The Long-Period Radio Transient and Cataclysmic Variable ASKAP J1745-5051: Evidence for a 15,000 K White Dwarf and a Sub-Stellar Donor
Abstract
Long-period transients (LPTs) are radio sources that exhibit polarized periodic radio bursts on time-scales of minutes to hours. At least some LPTs are associated with white dwarfs (WDs) in close binary systems. However, the evolutionary connection between LPTs and accreting WDs (aka ``cataclysmic variables'' [CVs]) has been unclear. The recent discovery of ASKAP J1745-5051 has been a breakthrough: this system is a bona-fide LPT that is also an X-ray emitting magnetic CV (mCV) with Porb ~ 1.3 hrs. Here, we construct the broad-band far-UV through near-IR SED for the system and show that it is well described by two components: a 15,000 K WD (which dominates the far-UV through optical bands) and a sub-stellar (M2 ~ 0.05~Msun, Teff ~ 1800 K) donor star (which dominates in the Ks band). Our SED-fitting results differ from those in the discovery paper for four reasons: (i) we fix an issue with the treatment of reddening/extinction; (ii) we discard photometric measurements that are irreparably contaminated by an unrelated star located just 0.9" from the target; (iii) we add near-infrared brightness measurements obtained from PSF-fitting photometry on archival VISTA/VHS observations; (iv) we fit the data with synthetic spectra based on model atmospheres (rather than with blackbodies).
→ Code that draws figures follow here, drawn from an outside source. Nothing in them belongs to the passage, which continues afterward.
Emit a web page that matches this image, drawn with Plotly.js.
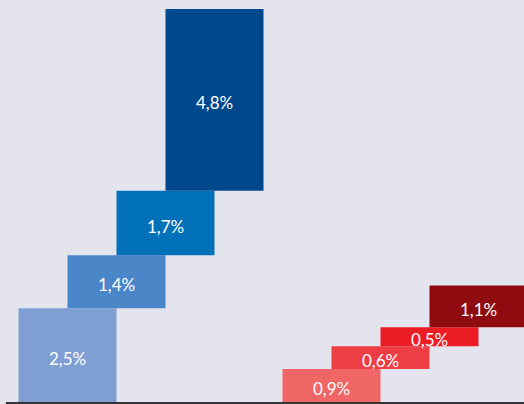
<!DOCTYPE html>
<html>
<head>
<meta charset="utf-8">
<script src="https://cdn.plot.ly/plotly-3.0.1.min.js"></script>
<style>html,body{margin:0;padding:0;background:#e4e4ee;}#chart{width:524px;height:404px;}</style>
</head>
<body>
<div id="chart"></div>
<script>
// Data
const leftCategories = ['A1', 'A2', 'A3', 'A4'];
const leftValues = [2.5, 1.4, 1.7, 4.8];
const leftColors = ['#7f9fd3', '#4a86c8', '#0070b8', '#00488c'];
const rightCategories = ['B1', 'B2', 'B3', 'B4'];
const rightValues = [0.9, 0.6, 0.5, 1.1];
const rightColors = ['#f06666', '#ee3e45', '#ec1c24', '#8e0b10'];

function fmt(v) { return v.toFixed(1).replace('.', ',') + '%'; }
function cumBase(vals) { let s = 0; return vals.map(v => { const b = s; s += v; return b; }); }

const step = 49, width = 98;
const leftStart = 67.5, rightStart = 331.5;

function makeTrace(cats, vals, colors, start) {
  return {
    type: 'bar',
    x: cats.map((c, i) => start + i * step),
    y: vals,
    base: cumBase(vals),
    width: width,
    marker: { color: colors, line: { width: 0 } },
    hoverinfo: 'none',
    showlegend: false
  };
}

function makeLabels(cats, vals, start) {
  const bases = cumBase(vals);
  return cats.map((c, i) => ({
    x: start + i * step,
    y: bases[i] + vals[i] / 2,
    xref: 'x', yref: 'y',
    text: fmt(vals[i]),
    showarrow: false,
    yshift: -3,
    font: { color: '#ffffff', size: 17, family: 'Lato, sans-serif', weight: 400 }
  }));
}

const pxPerUnit = 394 / 10.4;
const layout = {
  width: 524, height: 404,
  margin: { l: 0, r: 0, t: 0, b: 0, pad: 0 },
  paper_bgcolor: '#e4e4ee',
  plot_bgcolor: '#e4e4ee',
  barmode: 'overlay',
  xaxis: { range: [0, 524], visible: false, fixedrange: true },
  yaxis: { range: [-1 / pxPerUnit, 403 / pxPerUnit], visible: false, fixedrange: true },
  annotations: makeLabels(leftCategories, leftValues, leftStart)
    .concat(makeLabels(rightCategories, rightValues, rightStart)),
  shapes: [{
    type: 'line', xref: 'x', yref: 'y', x0: 6, x1: 524, y0: 0, y1: 0,
    line: { color: '#333333', width: 2 }
  }]
};

Plotly.newPlot('chart', [
  makeTrace(leftCategories, leftValues, leftColors, leftStart),
  makeTrace(rightCategories, rightValues, rightColors, rightStart)
], layout, { staticPlot: true, displayModeBar: false });
</script>
</body>
</html>
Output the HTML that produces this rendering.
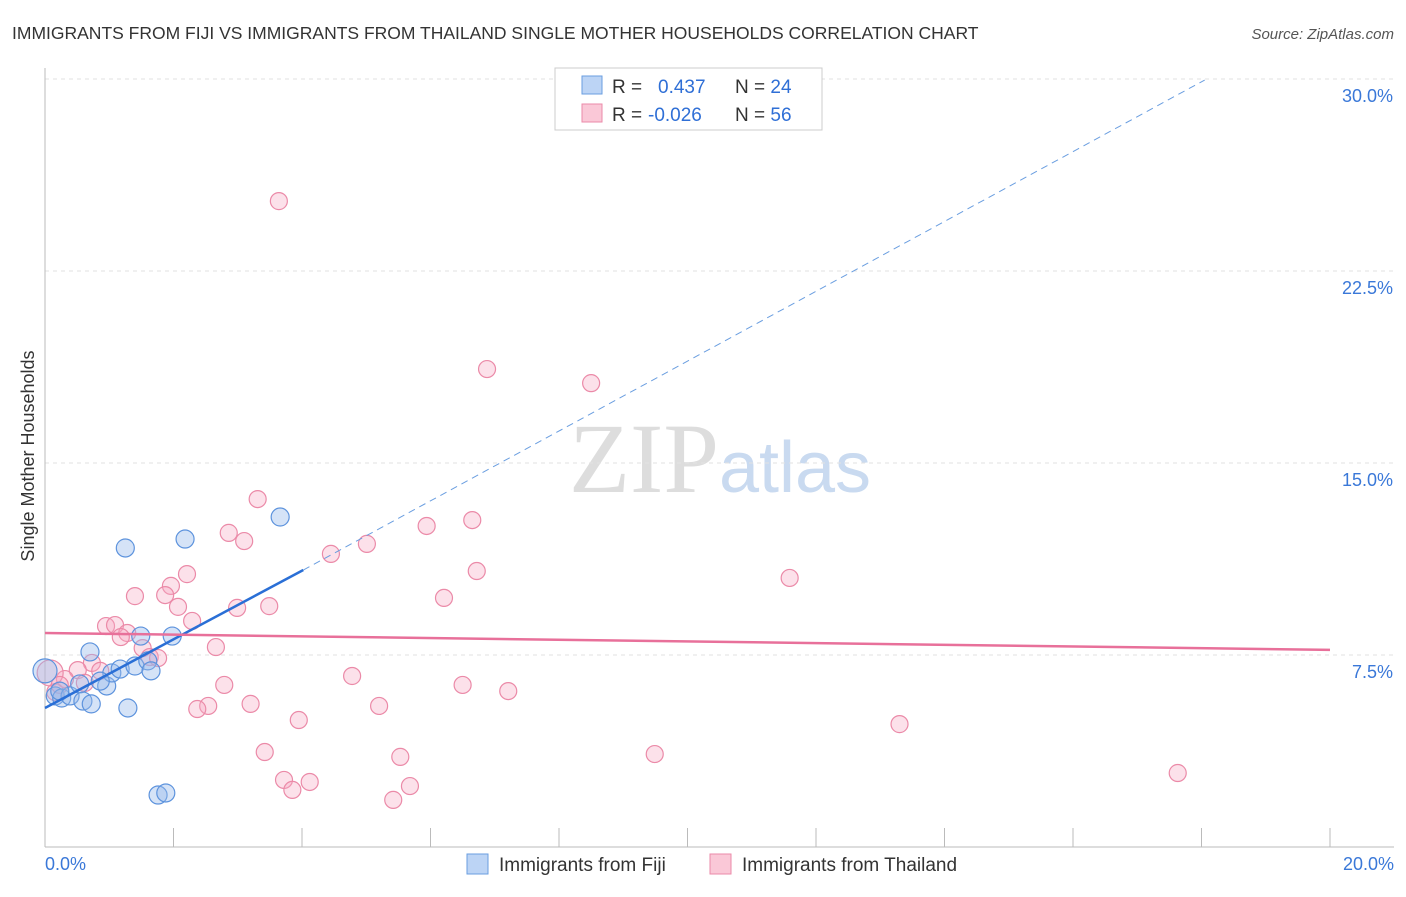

The inferred WD temperature is reasonable for an accretion-heated primary in a short-period mCV. The sub-stellar nature of the donor suggests that the system is a "period bouncer" that has already evolved past the CV period minimum. The SED fit also yields a distance of d ~ 320 pc, only ~4x larger than that to the nearest confirmed mCV. Since the fraction of the sky swept out by the radio beam is likely to be small, systems like ASKAP J1745-5051 could make up a large percentage of mCVs. This may point towards a connection between LPTs and the ``missing'' population of period bouncers among CVs.